>> START

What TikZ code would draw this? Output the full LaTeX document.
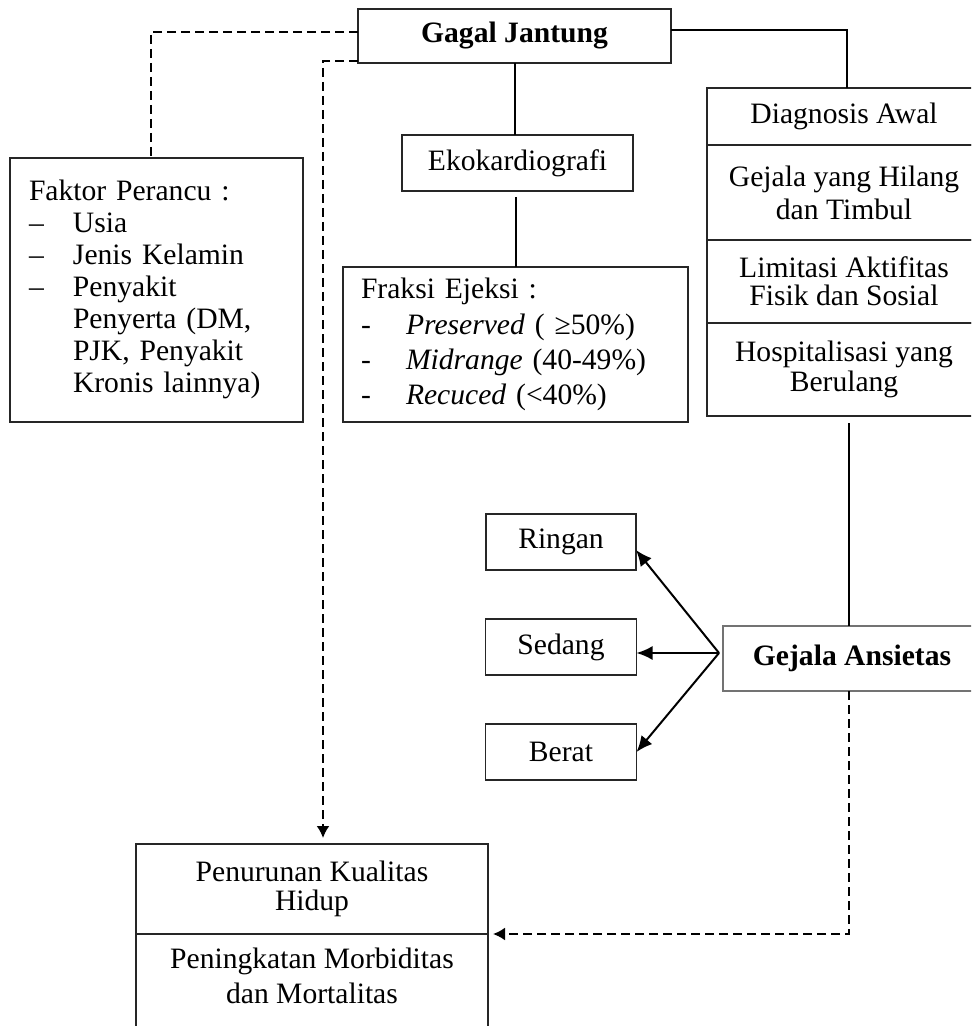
\documentclass[tikz,border=0pt]{standalone}
\usepackage{fontspec}
\setmainfont{Liberation Serif}
\usetikzlibrary{positioning,calc}
\usetikzlibrary{arrows.meta}
\newcommand{\px}{0.5pt}
\newcommand{\fsz}[1]{\fontsize{14.8}{#1}\selectfont}
\tikzstyle{arrow} = [line width=1pt,->,>={Latex[length=8pt,width=7pt]}]
\tikzstyle{dasharrow} = [line width=1pt,dash pattern=on 4.5pt off 2.5pt,->,>={Latex[length=6pt,width=6.5pt]}]

\begin{document}
\begin{tikzpicture}[x=\px, y=-\px,
	box/.style={draw=black!85, line width=0.7pt, align=center, inner sep=0pt, outer sep=0pt, font=\fsz{16}},
	boldbox/.style={box, font=\fsz{16}\bfseries},
	line/.style={line width=1pt},
	dashline/.style={line width=1pt, dash pattern=on 4.5pt off 2.5pt}]
	\useasboundingbox (0,0) rectangle (971,1026);
	\clip (0,0) rectangle (971,1026);
	
	% BOXES
	
	\node [boldbox, minimum width=313*\px, minimum height=54*\px] (gagal) at (514.5,36) {Gagal Jantung};
	
	\node [box, minimum width=231*\px, minimum height=56*\px] (eko) at (517.5,163) {Ekokardiografi};
	
	\node [box, align=left, text width=309*\px, inner xsep=18*\px, minimum height=155*\px, font=\fsz{17.5}] (fraksi) at (515.5,344.5)
	{\begin{tabular}{@{}p{22.5pt}@{}l@{}}
		\multicolumn{2}{@{}l@{}}{Fraksi Ejeksi :}\\
		- & \textit{Preserved} ( ≥50\%)\\
		- & \textit{Midrange} (40-49\%)\\
		- & \textit{Recuced} (<40\%)
	\end{tabular}};
	
	\node [box, align=left, text width=255*\px, inner xsep=19*\px, minimum height=264*\px, font=\fsz{16}] (faktor) at (156.5,290)
	{\begin{tabular}{@{}p{22pt}@{}l@{}}
		\multicolumn{2}{@{}l@{}}{Faktor Perancu :}\\
		-- & Usia\\
		-- & Jenis Kelamin\\
		-- & Penyakit\\
		& Penyerta (DM,\\
		& PJK, Penyakit\\
		& Kronis lainnya)
	\end{tabular}};
	
	\node [box, minimum width=274*\px, minimum height=57*\px] (diag) at (844,116.5) {Diagnosis Awal};
	\node [box, minimum width=274*\px, minimum height=95*\px, font=\fsz{16.5}, below=0pt of diag] (hilang) {Gejala yang Hilang\\dan Timbul};
	\node [box, minimum width=274*\px, minimum height=83*\px, font=\fsz{14}, below=0pt of hilang] (limitasi) {Limitasi Aktifitas\\Fisik dan Sosial};
	\node [box, minimum width=274*\px, minimum height=93*\px, font=\fsz{15}, below=0pt of limitasi] (rawat) {Hospitalisasi yang\\Berulang};
	
	\node [boldbox, draw=black!55, minimum width=258*\px, minimum height=65*\px] (ansietas) at (852,658.5) {Gejala Ansietas};
	
	\node [box, minimum width=150*\px, minimum height=56*\px] (ringan) at (561,542) {Ringan};
	\node [box, minimum width=151*\px, minimum height=56*\px, below=24.5pt of ringan] (sedang) {Sedang};
	\node [box, minimum width=151*\px, minimum height=56*\px, below=24.5pt of sedang] (berat) {Berat};
	
	\node [box, minimum width=352*\px, minimum height=90*\px, font=\fsz{14.5}] (kualitas) at (312,889) {Penurunan Kualitas\\Hidup};
	\node [box, minimum width=352*\px, inner ysep=6.75pt, font=\fsz{17.5}, below=0pt of kualitas] (morbiditas) {Peningkatan Morbiditas\\dan Mortalitas\\\mbox{}};
	
	% CONNECTORS
	
	\draw [dashline] ([yshift=2pt]gagal.west) -| ([xshift=-2.75pt]faktor.north);
	\draw [dasharrow, shorten >=3pt] ([yshift=1pt]gagal.south west) -| ([xshift=5.5pt]kualitas.north);
	\draw [line] ([yshift=3pt]gagal.east) -| ([xshift=1.5pt]diag.north);
	\draw [line] (gagal.south) -- (gagal.south |- eko.north);
	\draw [line, shorten <=3pt] (fraksi.north |- eko.south) -- (fraksi.north);
	
	\coordinate (anstop) at ([xshift=-1.5pt]ansietas.north);
	\draw [line, shorten <=3.5pt] (rawat.south -| anstop) -- (anstop);
	\draw [dasharrow, shorten >=2.5pt] ([xshift=-1.5pt]ansietas.south) |- (kualitas.south east);
	
	\coordinate (fork) at ($(ansietas.west)+(-4,-5.5)$);
	\draw [arrow] (fork) -- ([yshift=-4pt]ringan.east);
	\draw [arrow] (fork) -- ([yshift=-3pt]sedang.east);
	\draw [arrow] (fork) -- (berat.east);
	
\end{tikzpicture}
\end{document}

>> END

Task prompt: Quote all the lines above exactly as given. Do not include the pictures.

Exercise solution:
What TikZ code would draw this? Output the full LaTeX document.
\documentclass[tikz,border=0pt]{standalone}
\usepackage{fontspec}
\setmainfont{Liberation Serif}
\usetikzlibrary{positioning,calc}
\usetikzlibrary{arrows.meta}
\newcommand{\px}{0.5pt}
\newcommand{\fsz}[1]{\fontsize{14.8}{#1}\selectfont}
\tikzstyle{arrow} = [line width=1pt,->,>={Latex[length=8pt,width=7pt]}]
\tikzstyle{dasharrow} = [line width=1pt,dash pattern=on 4.5pt off 2.5pt,->,>={Latex[length=6pt,width=6.5pt]}]

\begin{document}
\begin{tikzpicture}[x=\px, y=-\px,
	box/.style={draw=black!85, line width=0.7pt, align=center, inner sep=0pt, outer sep=0pt, font=\fsz{16}},
	boldbox/.style={box, font=\fsz{16}\bfseries},
	line/.style={line width=1pt},
	dashline/.style={line width=1pt, dash pattern=on 4.5pt off 2.5pt}]
	\useasboundingbox (0,0) rectangle (971,1026);
	\clip (0,0) rectangle (971,1026);
	
	% BOXES
	
	\node [boldbox, minimum width=313*\px, minimum height=54*\px] (gagal) at (514.5,36) {Gagal Jantung};
	
	\node [box, minimum width=231*\px, minimum height=56*\px] (eko) at (517.5,163) {Ekokardiografi};
	
	\node [box, align=left, text width=309*\px, inner xsep=18*\px, minimum height=155*\px, font=\fsz{17.5}] (fraksi) at (515.5,344.5)
	{\begin{tabular}{@{}p{22.5pt}@{}l@{}}
		\multicolumn{2}{@{}l@{}}{Fraksi Ejeksi :}\\
		- & \textit{Preserved} ( ≥50\%)\\
		- & \textit{Midrange} (40-49\%)\\
		- & \textit{Recuced} (<40\%)
	\end{tabular}};
	
	\node [box, align=left, text width=255*\px, inner xsep=19*\px, minimum height=264*\px, font=\fsz{16}] (faktor) at (156.5,290)
	{\begin{tabular}{@{}p{22pt}@{}l@{}}
		\multicolumn{2}{@{}l@{}}{Faktor Perancu :}\\
		-- & Usia\\
		-- & Jenis Kelamin\\
		-- & Penyakit\\
		& Penyerta (DM,\\
		& PJK, Penyakit\\
		& Kronis lainnya)
	\end{tabular}};
	
	\node [box, minimum width=274*\px, minimum height=57*\px] (diag) at (844,116.5) {Diagnosis Awal};
	\node [box, minimum width=274*\px, minimum height=95*\px, font=\fsz{16.5}, below=0pt of diag] (hilang) {Gejala yang Hilang\\dan Timbul};
	\node [box, minimum width=274*\px, minimum height=83*\px, font=\fsz{14}, below=0pt of hilang] (limitasi) {Limitasi Aktifitas\\Fisik dan Sosial};
	\node [box, minimum width=274*\px, minimum height=93*\px, font=\fsz{15}, below=0pt of limitasi] (rawat) {Hospitalisasi yang\\Berulang};
	
	\node [boldbox, draw=black!55, minimum width=258*\px, minimum height=65*\px] (ansietas) at (852,658.5) {Gejala Ansietas};
	
	\node [box, minimum width=150*\px, minimum height=56*\px] (ringan) at (561,542) {Ringan};
	\node [box, minimum width=151*\px, minimum height=56*\px, below=24.5pt of ringan] (sedang) {Sedang};
	\node [box, minimum width=151*\px, minimum height=56*\px, below=24.5pt of sedang] (berat) {Berat};
	
	\node [box, minimum width=352*\px, minimum height=90*\px, font=\fsz{14.5}] (kualitas) at (312,889) {Penurunan Kualitas\\Hidup};
	\node [box, minimum width=352*\px, inner ysep=6.75pt, font=\fsz{17.5}, below=0pt of kualitas] (morbiditas) {Peningkatan Morbiditas\\dan Mortalitas\\\mbox{}};
	
	% CONNECTORS
	
	\draw [dashline] ([yshift=2pt]gagal.west) -| ([xshift=-2.75pt]faktor.north);
	\draw [dasharrow, shorten >=3pt] ([yshift=1pt]gagal.south west) -| ([xshift=5.5pt]kualitas.north);
	\draw [line] ([yshift=3pt]gagal.east) -| ([xshift=1.5pt]diag.north);
	\draw [line] (gagal.south) -- (gagal.south |- eko.north);
	\draw [line, shorten <=3pt] (fraksi.north |- eko.south) -- (fraksi.north);
	
	\coordinate (anstop) at ([xshift=-1.5pt]ansietas.north);
	\draw [line, shorten <=3.5pt] (rawat.south -| anstop) -- (anstop);
	\draw [dasharrow, shorten >=2.5pt] ([xshift=-1.5pt]ansietas.south) |- (kualitas.south east);
	
	\coordinate (fork) at ($(ansietas.west)+(-4,-5.5)$);
	\draw [arrow] (fork) -- ([yshift=-4pt]ringan.east);
	\draw [arrow] (fork) -- ([yshift=-3pt]sedang.east);
	\draw [arrow] (fork) -- (berat.east);
	
\end{tikzpicture}
\end{document}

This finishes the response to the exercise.